◆ INFORMATION PROVIDED
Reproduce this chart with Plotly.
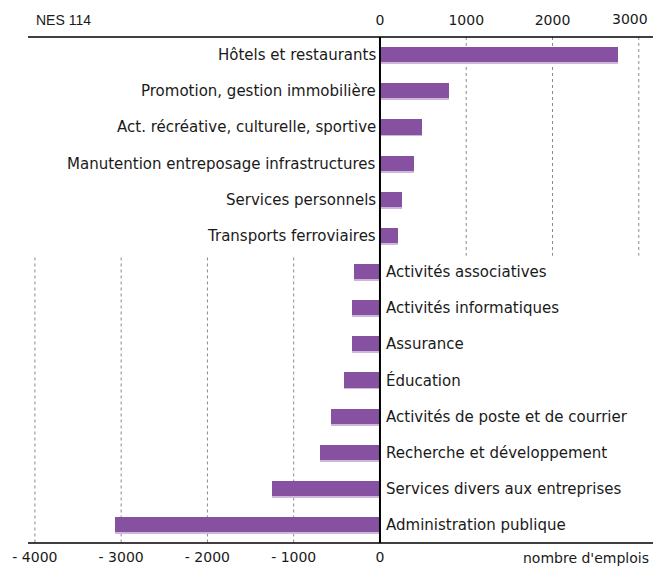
import plotly.graph_objects as go

# emplois gagnés / perdus par secteur (NES 114)
secteurs_plus = ["Hôtels et restaurants", "Promotion, gestion immobilière",
                 "Act. récréative, culturelle, sportive", "Manutention entreposage infrastructures",
                 "Services personnels", "Transports ferroviaires"]
valeurs_plus = [2760, 800, 490, 400, 255, 205]

secteurs_moins = ["Activités associatives", "Activités informatiques", "Assurance", "Éducation",
                  "Activités de poste et de courrier", "Recherche et développement",
                  "Services divers aux entreprises", "Administration publique"]
valeurs_moins = [-300, -330, -330, -420, -570, -700, -1250, -3070]

ticks_haut = [0, 1000, 2000, 3000]
ticks_bas = [-4000, -3000, -2000, -1000, 0]
labels_bas = ["- 4000", "- 3000", "- 2000", "- 1000", "0"]

secteurs = secteurs_plus + secteurs_moins
valeurs = valeurs_plus + valeurs_moins
rangs = list(range(len(secteurs)))

VIOLET = "#8651a0"
OMBRE = "#cdb8da"
FONT = "DejaVu Sans"
TXT = "#1a1a1a"
n_plus = len(secteurs_plus)

fig = go.Figure()
# ombre légère sous les barres
fig.add_bar(x=valeurs, y=rangs, orientation="h", width=0.42, offset=-0.17,
            marker=dict(color=OMBRE, line=dict(width=0)), hoverinfo="skip", showlegend=False)
fig.add_bar(x=valeurs, y=rangs, orientation="h", width=0.42, offset=-0.22,
            marker=dict(color=VIOLET, line=dict(width=0)), showlegend=False,
            hovertext=secteurs, hoverinfo="text+x")

# axe fantôme en haut pour les ticks positifs
fig.add_scatter(x=[0, 3000], y=[0, 0], xaxis="x2", mode="markers",
                marker=dict(opacity=0), hoverinfo="skip", showlegend=False)

shapes = []
# grilles pointillées : moitié haute pour le positif, moitié basse pour le négatif
for t in ticks_haut[1:]:
    shapes.append(dict(type="line", x0=t, x1=t, y0=-0.5, y1=n_plus - 0.45, xref="x", yref="y",
                       line=dict(color="#8a8a8a", width=1, dash="dot"), layer="below"))
for t in ticks_bas[:-1]:
    shapes.append(dict(type="line", x0=t, x1=t, y0=n_plus - 0.4, y1=len(secteurs) - 0.5, xref="x", yref="y",
                       line=dict(color="#8a8a8a", width=1, dash="dot"), layer="below"))
# axe zéro, bordures haut et bas
shapes.append(dict(type="line", x0=0, x1=0, y0=-0.5, y1=len(secteurs) - 0.5, xref="x", yref="y",
                   line=dict(color="black", width=2)))
shapes.append(dict(type="line", x0=0, x1=1, y0=1, y1=1, xref="paper", yref="paper",
                   line=dict(color="black", width=1.5)))
shapes.append(dict(type="line", x0=0, x1=1, y0=0, y1=0, xref="paper", yref="paper",
                   line=dict(color="black", width=1.5)))

annotations = []
for i, (s, v) in enumerate(zip(secteurs, valeurs)):
    if v > 0:
        annotations.append(dict(x=0, y=i, text=s, showarrow=False, xanchor="right", xshift=-2,
                                font=dict(family=FONT, size=15, color=TXT)))
    else:
        annotations.append(dict(x=0, y=i, text=s, showarrow=False, xanchor="left", xshift=4,
                                font=dict(family=FONT, size=15, color=TXT)))
annotations.append(dict(x=0.0, y=1, xref="paper", yref="paper", text="NES 114", showarrow=False,
                        xanchor="left", yanchor="bottom", xshift=6, yshift=7,
                        font=dict(family="Liberation Sans", size=14, color=TXT)))
annotations.append(dict(x=1, y=0, xref="paper", yref="paper", text="nombre d'emplois", showarrow=False,
                        xanchor="right", yanchor="top", yshift=-5, xshift=-2,
                        font=dict(family=FONT, size=14, color=TXT)))
# dernier tick du haut : décalé pour rester dans la page
labels_haut = [str(t) for t in ticks_haut[:-1]] + [""]
annotations.append(dict(x=ticks_haut[-1], y=1, xref="x", yref="paper", text=str(ticks_haut[-1]),
                        showarrow=False, xanchor="right", yanchor="bottom", xshift=11, yshift=8,
                        font=dict(family=FONT, size=14, color=TXT)))

rng = [-4080, 3165]
fig.update_layout(
    width=653, height=566,
    margin=dict(l=28, r=0, t=37, b=23, autoexpand=False),
    plot_bgcolor="white", paper_bgcolor="white",
    barmode="overlay",
    bargap=0,
    font=dict(family=FONT, size=14, color=TXT),
    xaxis=dict(range=rng, tickvals=ticks_bas, ticktext=labels_bas, showgrid=False, automargin=False,
               zeroline=False, showline=False, ticks="", ticklabelstandoff=4,
               tickfont=dict(size=14, color=TXT)),
    xaxis2=dict(range=rng, overlaying="x", side="top", tickvals=ticks_haut, ticktext=labels_haut,
                showgrid=False, automargin=False,
                zeroline=False, showline=False, ticks="", ticklabelstandoff=8,
                tickfont=dict(size=14, color=TXT)),
    yaxis=dict(range=[len(secteurs) - 0.5, -0.5], showticklabels=False, showgrid=False, automargin=False,
               zeroline=False, showline=False, ticks=""),
    shapes=shapes,
    annotations=annotations,
)

# pas de marge de page autour du graphique
fig.write_html("out.html", config={"displayModeBar": False},
               post_script="document.body.style.margin='0';document.body.style.overflow='hidden';")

◆ PROBLEM DESCRIPTION
Restate the full listing verbatim and drop every picture.

◆ TASK ANSWER
Reproduce this chart with Plotly.
import plotly.graph_objects as go

# emplois gagnés / perdus par secteur (NES 114)
secteurs_plus = ["Hôtels et restaurants", "Promotion, gestion immobilière",
                 "Act. récréative, culturelle, sportive", "Manutention entreposage infrastructures",
                 "Services personnels", "Transports ferroviaires"]
valeurs_plus = [2760, 800, 490, 400, 255, 205]

secteurs_moins = ["Activités associatives", "Activités informatiques", "Assurance", "Éducation",
                  "Activités de poste et de courrier", "Recherche et développement",
                  "Services divers aux entreprises", "Administration publique"]
valeurs_moins = [-300, -330, -330, -420, -570, -700, -1250, -3070]

ticks_haut = [0, 1000, 2000, 3000]
ticks_bas = [-4000, -3000, -2000, -1000, 0]
labels_bas = ["- 4000", "- 3000", "- 2000", "- 1000", "0"]

secteurs = secteurs_plus + secteurs_moins
valeurs = valeurs_plus + valeurs_moins
rangs = list(range(len(secteurs)))

VIOLET = "#8651a0"
OMBRE = "#cdb8da"
FONT = "DejaVu Sans"
TXT = "#1a1a1a"
n_plus = len(secteurs_plus)

fig = go.Figure()
# ombre légère sous les barres
fig.add_bar(x=valeurs, y=rangs, orientation="h", width=0.42, offset=-0.17,
            marker=dict(color=OMBRE, line=dict(width=0)), hoverinfo="skip", showlegend=False)
fig.add_bar(x=valeurs, y=rangs, orientation="h", width=0.42, offset=-0.22,
            marker=dict(color=VIOLET, line=dict(width=0)), showlegend=False,
            hovertext=secteurs, hoverinfo="text+x")

# axe fantôme en haut pour les ticks positifs
fig.add_scatter(x=[0, 3000], y=[0, 0], xaxis="x2", mode="markers",
                marker=dict(opacity=0), hoverinfo="skip", showlegend=False)

shapes = []
# grilles pointillées : moitié haute pour le positif, moitié basse pour le négatif
for t in ticks_haut[1:]:
    shapes.append(dict(type="line", x0=t, x1=t, y0=-0.5, y1=n_plus - 0.45, xref="x", yref="y",
                       line=dict(color="#8a8a8a", width=1, dash="dot"), layer="below"))
for t in ticks_bas[:-1]:
    shapes.append(dict(type="line", x0=t, x1=t, y0=n_plus - 0.4, y1=len(secteurs) - 0.5, xref="x", yref="y",
                       line=dict(color="#8a8a8a", width=1, dash="dot"), layer="below"))
# axe zéro, bordures haut et bas
shapes.append(dict(type="line", x0=0, x1=0, y0=-0.5, y1=len(secteurs) - 0.5, xref="x", yref="y",
                   line=dict(color="black", width=2)))
shapes.append(dict(type="line", x0=0, x1=1, y0=1, y1=1, xref="paper", yref="paper",
                   line=dict(color="black", width=1.5)))
shapes.append(dict(type="line", x0=0, x1=1, y0=0, y1=0, xref="paper", yref="paper",
                   line=dict(color="black", width=1.5)))

annotations = []
for i, (s, v) in enumerate(zip(secteurs, valeurs)):
    if v > 0:
        annotations.append(dict(x=0, y=i, text=s, showarrow=False, xanchor="right", xshift=-2,
                                font=dict(family=FONT, size=15, color=TXT)))
    else:
        annotations.append(dict(x=0, y=i, text=s, showarrow=False, xanchor="left", xshift=4,
                                font=dict(family=FONT, size=15, color=TXT)))
annotations.append(dict(x=0.0, y=1, xref="paper", yref="paper", text="NES 114", showarrow=False,
                        xanchor="left", yanchor="bottom", xshift=6, yshift=7,
                        font=dict(family="Liberation Sans", size=14, color=TXT)))
annotations.append(dict(x=1, y=0, xref="paper", yref="paper", text="nombre d'emplois", showarrow=False,
                        xanchor="right", yanchor="top", yshift=-5, xshift=-2,
                        font=dict(family=FONT, size=14, color=TXT)))
# dernier tick du haut : décalé pour rester dans la page
labels_haut = [str(t) for t in ticks_haut[:-1]] + [""]
annotations.append(dict(x=ticks_haut[-1], y=1, xref="x", yref="paper", text=str(ticks_haut[-1]),
                        showarrow=False, xanchor="right", yanchor="bottom", xshift=11, yshift=8,
                        font=dict(family=FONT, size=14, color=TXT)))

rng = [-4080, 3165]
fig.update_layout(
    width=653, height=566,
    margin=dict(l=28, r=0, t=37, b=23, autoexpand=False),
    plot_bgcolor="white", paper_bgcolor="white",
    barmode="overlay",
    bargap=0,
    font=dict(family=FONT, size=14, color=TXT),
    xaxis=dict(range=rng, tickvals=ticks_bas, ticktext=labels_bas, showgrid=False, automargin=False,
               zeroline=False, showline=False, ticks="", ticklabelstandoff=4,
               tickfont=dict(size=14, color=TXT)),
    xaxis2=dict(range=rng, overlaying="x", side="top", tickvals=ticks_haut, ticktext=labels_haut,
                showgrid=False, automargin=False,
                zeroline=False, showline=False, ticks="", ticklabelstandoff=8,
                tickfont=dict(size=14, color=TXT)),
    yaxis=dict(range=[len(secteurs) - 0.5, -0.5], showticklabels=False, showgrid=False, automargin=False,
               zeroline=False, showline=False, ticks=""),
    shapes=shapes,
    annotations=annotations,
)

# pas de marge de page autour du graphique
fig.write_html("out.html", config={"displayModeBar": False},
               post_script="document.body.style.margin='0';document.body.style.overflow='hidden';")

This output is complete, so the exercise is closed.